→ **THE PROBLEM**
In this exercise, return the whole listing exactly, excluding any images.
* BEGIN *
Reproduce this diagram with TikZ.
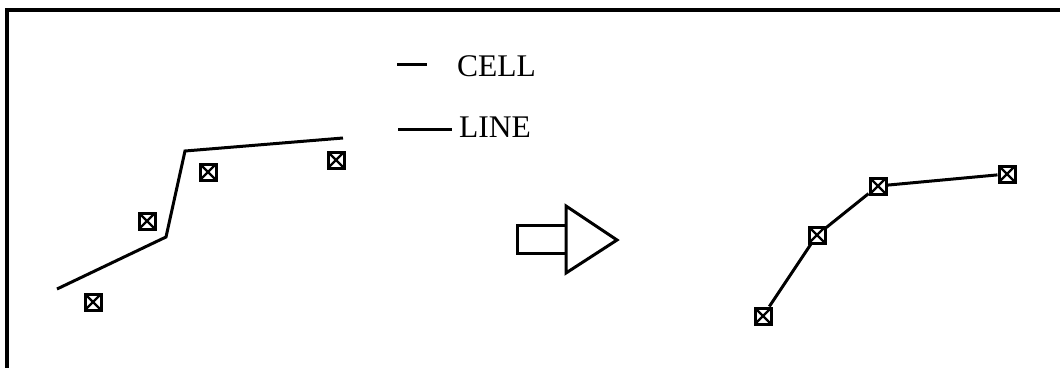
\documentclass[tikz,border=0pt]{standalone}
\usepackage{fontspec}
\setmainfont{Liberation Serif}
\begin{document}
\begin{tikzpicture}[x=1pt,y=-1pt,
  cellbox/.style={draw,line width=3pt,fill=white,minimum size=16pt,inner sep=0pt,
    path picture={\draw[line width=2.2pt] (path picture bounding box.north west) -- (path picture bounding box.south east)
      (path picture bounding box.north east) -- (path picture bounding box.south west);}},
  thickline/.style={line width=3pt},
  frameline/.style={line width=4pt},
  legendtext/.style={anchor=base west,inner sep=0pt,font=\fontsize{31.5}{36}\selectfont}]
\useasboundingbox (0,0) rectangle (1060,367);
% frame
\coordinate (f1) at (7,367);
\coordinate (f2) at (7,10);
\coordinate (f3) at (1060,10);
\draw[frameline,line cap=rect] (f1) -- (f2) -- (f3);
% legend
\coordinate (d1a) at (397,64);
\coordinate (d1b) at (427,64);
\draw[thickline] (d1a) -- (d1b);
\node[legendtext] (cell) at (457,76) {CELL};
\coordinate (d2a) at (398,129);
\coordinate (d2b) at (452,129);
\draw[thickline] (d2a) -- (d2b);
\node[legendtext] (line) at (459,137) {LINE};
% left polyline
\coordinate (p1) at (57,289);
\coordinate (p2) at (166,237);
\coordinate (p3) at (185,151);
\coordinate (p4) at (343,138);
\draw[thickline,line join=miter] (p1) -- (p2) -- (p3) -- (p4);
\node[cellbox] (c1) at (93,302) {};
\node[cellbox] (c2) at (147,221) {};
\node[cellbox] (c3) at (208,172) {};
\node[cellbox] (c4) at (336,160) {};
% arrow
\coordinate (r1) at (517,225);
\coordinate (r2) at (566,253);
\coordinate (t1) at (566,206);
\coordinate (t2) at (617,240);
\coordinate (t3) at (566,273);
\draw[thickline] (r1) rectangle (r2);
\draw[thickline,fill=white,line join=miter] (t1) -- (t2) -- (t3) -- cycle;
% right polyline
\node[cellbox] (a) at (763,316) {};
\node[cellbox] (b) at (817,235) {};
\node[cellbox] (c) at (878,186) {};
\node[cellbox] (d) at (1007,174) {};
\draw[thickline] (a) -- (b) -- (c) -- (d);
\end{tikzpicture}
\end{document}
* END *
→ **THE SOLUTION**
Reproduce this diagram with TikZ.
\documentclass[tikz,border=0pt]{standalone}
\usepackage{fontspec}
\setmainfont{Liberation Serif}
\begin{document}
\begin{tikzpicture}[x=1pt,y=-1pt,
  cellbox/.style={draw,line width=3pt,fill=white,minimum size=16pt,inner sep=0pt,
    path picture={\draw[line width=2.2pt] (path picture bounding box.north west) -- (path picture bounding box.south east)
      (path picture bounding box.north east) -- (path picture bounding box.south west);}},
  thickline/.style={line width=3pt},
  frameline/.style={line width=4pt},
  legendtext/.style={anchor=base west,inner sep=0pt,font=\fontsize{31.5}{36}\selectfont}]
\useasboundingbox (0,0) rectangle (1060,367);
% frame
\coordinate (f1) at (7,367);
\coordinate (f2) at (7,10);
\coordinate (f3) at (1060,10);
\draw[frameline,line cap=rect] (f1) -- (f2) -- (f3);
% legend
\coordinate (d1a) at (397,64);
\coordinate (d1b) at (427,64);
\draw[thickline] (d1a) -- (d1b);
\node[legendtext] (cell) at (457,76) {CELL};
\coordinate (d2a) at (398,129);
\coordinate (d2b) at (452,129);
\draw[thickline] (d2a) -- (d2b);
\node[legendtext] (line) at (459,137) {LINE};
% left polyline
\coordinate (p1) at (57,289);
\coordinate (p2) at (166,237);
\coordinate (p3) at (185,151);
\coordinate (p4) at (343,138);
\draw[thickline,line join=miter] (p1) -- (p2) -- (p3) -- (p4);
\node[cellbox] (c1) at (93,302) {};
\node[cellbox] (c2) at (147,221) {};
\node[cellbox] (c3) at (208,172) {};
\node[cellbox] (c4) at (336,160) {};
% arrow
\coordinate (r1) at (517,225);
\coordinate (r2) at (566,253);
\coordinate (t1) at (566,206);
\coordinate (t2) at (617,240);
\coordinate (t3) at (566,273);
\draw[thickline] (r1) rectangle (r2);
\draw[thickline,fill=white,line join=miter] (t1) -- (t2) -- (t3) -- cycle;
% right polyline
\node[cellbox] (a) at (763,316) {};
\node[cellbox] (b) at (817,235) {};
\node[cellbox] (c) at (878,186) {};
\node[cellbox] (d) at (1007,174) {};
\draw[thickline] (a) -- (b) -- (c) -- (d);
\end{tikzpicture}
\end{document}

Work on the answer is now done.